Every year on June 15, organizations around the world – including Council on Aging – observe World Elder Abuse Awareness Day. This day is important because it raises awareness of the many forms of elder abuse, as well as its pervasiveness in society and the lack of reporting when abuse occurs.
There is no more upsetting form of abuse than that perpetrated against helpless individuals. All too often, for a variety of reasons, older adults aren’t able to help themselves. That’s why we need to be familiar with the problem in our communities and ready to take action if needed.
There are different types of abuse and the signs of each are not always obvious. The most notorious, of course, is physical abuse. Any deliberate infliction of pain or discomfort in order to control, coerce or punish an older adult qualifies as abuse, even if there are no lasting signs.
More common and not easily detected, but similarly traumatic, are emotional or verbal abuse. Using threats or intimidation, embarrassment, humiliation, as well as degrading or insulting behavior toward an older adult falls into this category.
The third form of abuse – financial exploitation – has been called the crime of the 21st century and costs its victims billions of dollars each year. That is money that victims could be using for essential services such as health care, housing and food.
Sadly, when elder abuse occurs, its often at the hands of family members or others whom older adults may rely on or trust for personal care, household tasks, financial matters, transportation and more.
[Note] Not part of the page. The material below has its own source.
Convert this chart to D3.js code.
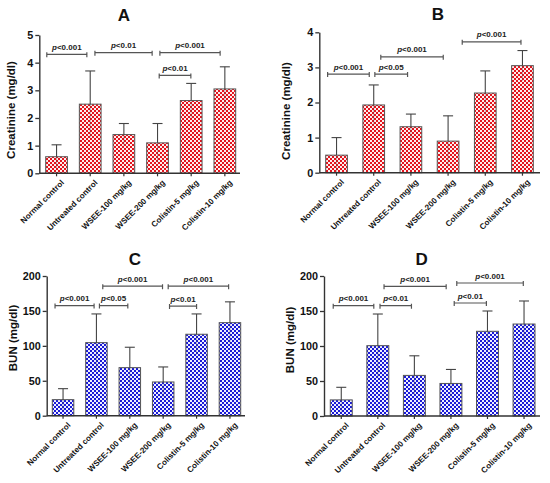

And though they have been betrayed themselves, older adults are often reluctant to report their abusers for fear they will lose their independence, as well as the companionship of someone they believed cared for them.
As many as one in 10 older adults are abused or neglected each year and only one in 14 cases of abuse are ever reported to authorities. We can change that. If you suspect elder abuse, call your county’s adult protective services department. A list of several agencies in the region can be found on Council on Aging’s website.
If you suspect abuse or neglect in a nursing home, notify the nursing home abuse hotline in your state. In Ohio, the number is 1-800-342-0553.